Source data -
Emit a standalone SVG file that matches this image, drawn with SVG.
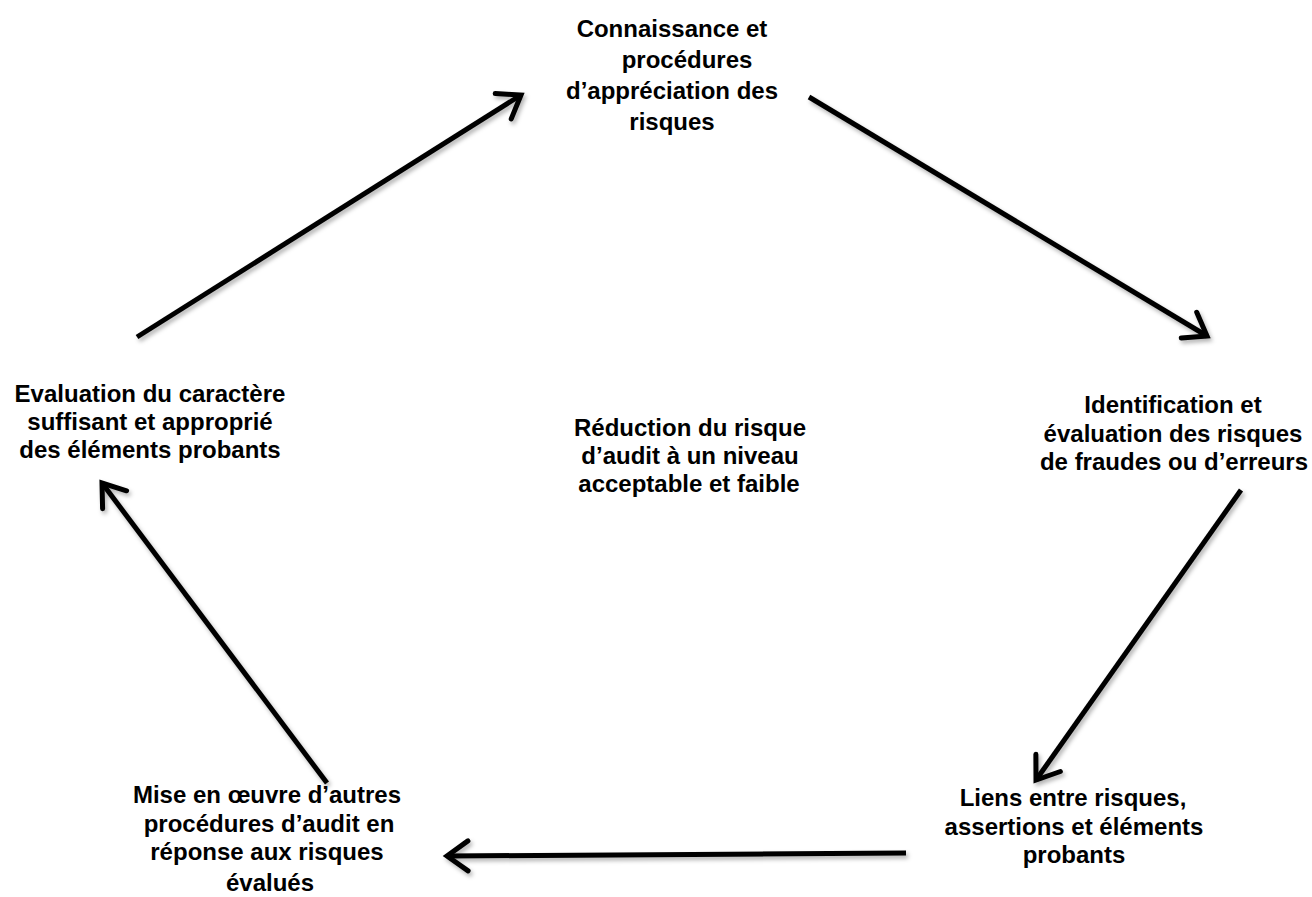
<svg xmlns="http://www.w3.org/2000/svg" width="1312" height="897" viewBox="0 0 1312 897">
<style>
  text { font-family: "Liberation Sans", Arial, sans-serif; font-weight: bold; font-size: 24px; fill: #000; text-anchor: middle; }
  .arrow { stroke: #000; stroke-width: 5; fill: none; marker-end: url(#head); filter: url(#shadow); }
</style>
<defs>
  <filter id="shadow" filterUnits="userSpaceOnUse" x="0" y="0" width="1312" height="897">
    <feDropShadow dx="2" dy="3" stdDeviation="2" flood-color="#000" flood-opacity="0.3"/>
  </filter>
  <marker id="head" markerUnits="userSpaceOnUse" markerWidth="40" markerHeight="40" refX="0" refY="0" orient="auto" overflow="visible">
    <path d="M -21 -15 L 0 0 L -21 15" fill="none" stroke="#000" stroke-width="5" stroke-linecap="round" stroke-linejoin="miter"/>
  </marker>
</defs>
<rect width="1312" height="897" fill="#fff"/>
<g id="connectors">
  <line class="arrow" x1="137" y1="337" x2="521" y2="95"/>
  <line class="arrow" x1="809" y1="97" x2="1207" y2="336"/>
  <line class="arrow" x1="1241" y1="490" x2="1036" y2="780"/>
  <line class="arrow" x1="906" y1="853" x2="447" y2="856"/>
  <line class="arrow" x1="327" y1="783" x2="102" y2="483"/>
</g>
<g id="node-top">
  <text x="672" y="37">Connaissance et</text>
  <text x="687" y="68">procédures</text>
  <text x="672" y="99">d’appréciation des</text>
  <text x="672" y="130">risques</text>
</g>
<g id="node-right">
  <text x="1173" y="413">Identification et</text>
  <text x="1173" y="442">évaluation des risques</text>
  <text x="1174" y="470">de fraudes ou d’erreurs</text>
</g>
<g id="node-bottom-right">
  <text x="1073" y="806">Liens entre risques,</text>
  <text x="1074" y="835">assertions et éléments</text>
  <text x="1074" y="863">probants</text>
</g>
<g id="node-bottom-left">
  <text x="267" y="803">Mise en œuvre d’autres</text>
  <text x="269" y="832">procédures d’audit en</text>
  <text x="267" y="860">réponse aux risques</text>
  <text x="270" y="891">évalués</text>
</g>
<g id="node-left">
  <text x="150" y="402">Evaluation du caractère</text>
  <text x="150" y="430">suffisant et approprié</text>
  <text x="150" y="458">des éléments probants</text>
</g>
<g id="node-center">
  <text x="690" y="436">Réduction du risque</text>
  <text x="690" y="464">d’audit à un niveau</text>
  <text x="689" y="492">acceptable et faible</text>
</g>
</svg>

Exercise task - Reproduce each line word for word and drop the pictures.

Task response -
Emit a standalone SVG file that matches this image, drawn with SVG.
<svg xmlns="http://www.w3.org/2000/svg" width="1312" height="897" viewBox="0 0 1312 897">
<style>
  text { font-family: "Liberation Sans", Arial, sans-serif; font-weight: bold; font-size: 24px; fill: #000; text-anchor: middle; }
  .arrow { stroke: #000; stroke-width: 5; fill: none; marker-end: url(#head); filter: url(#shadow); }
</style>
<defs>
  <filter id="shadow" filterUnits="userSpaceOnUse" x="0" y="0" width="1312" height="897">
    <feDropShadow dx="2" dy="3" stdDeviation="2" flood-color="#000" flood-opacity="0.3"/>
  </filter>
  <marker id="head" markerUnits="userSpaceOnUse" markerWidth="40" markerHeight="40" refX="0" refY="0" orient="auto" overflow="visible">
    <path d="M -21 -15 L 0 0 L -21 15" fill="none" stroke="#000" stroke-width="5" stroke-linecap="round" stroke-linejoin="miter"/>
  </marker>
</defs>
<rect width="1312" height="897" fill="#fff"/>
<g id="connectors">
  <line class="arrow" x1="137" y1="337" x2="521" y2="95"/>
  <line class="arrow" x1="809" y1="97" x2="1207" y2="336"/>
  <line class="arrow" x1="1241" y1="490" x2="1036" y2="780"/>
  <line class="arrow" x1="906" y1="853" x2="447" y2="856"/>
  <line class="arrow" x1="327" y1="783" x2="102" y2="483"/>
</g>
<g id="node-top">
  <text x="672" y="37">Connaissance et</text>
  <text x="687" y="68">procédures</text>
  <text x="672" y="99">d’appréciation des</text>
  <text x="672" y="130">risques</text>
</g>
<g id="node-right">
  <text x="1173" y="413">Identification et</text>
  <text x="1173" y="442">évaluation des risques</text>
  <text x="1174" y="470">de fraudes ou d’erreurs</text>
</g>
<g id="node-bottom-right">
  <text x="1073" y="806">Liens entre risques,</text>
  <text x="1074" y="835">assertions et éléments</text>
  <text x="1074" y="863">probants</text>
</g>
<g id="node-bottom-left">
  <text x="267" y="803">Mise en œuvre d’autres</text>
  <text x="269" y="832">procédures d’audit en</text>
  <text x="267" y="860">réponse aux risques</text>
  <text x="270" y="891">évalués</text>
</g>
<g id="node-left">
  <text x="150" y="402">Evaluation du caractère</text>
  <text x="150" y="430">suffisant et approprié</text>
  <text x="150" y="458">des éléments probants</text>
</g>
<g id="node-center">
  <text x="690" y="436">Réduction du risque</text>
  <text x="690" y="464">d’audit à un niveau</text>
  <text x="689" y="492">acceptable et faible</text>
</g>
</svg>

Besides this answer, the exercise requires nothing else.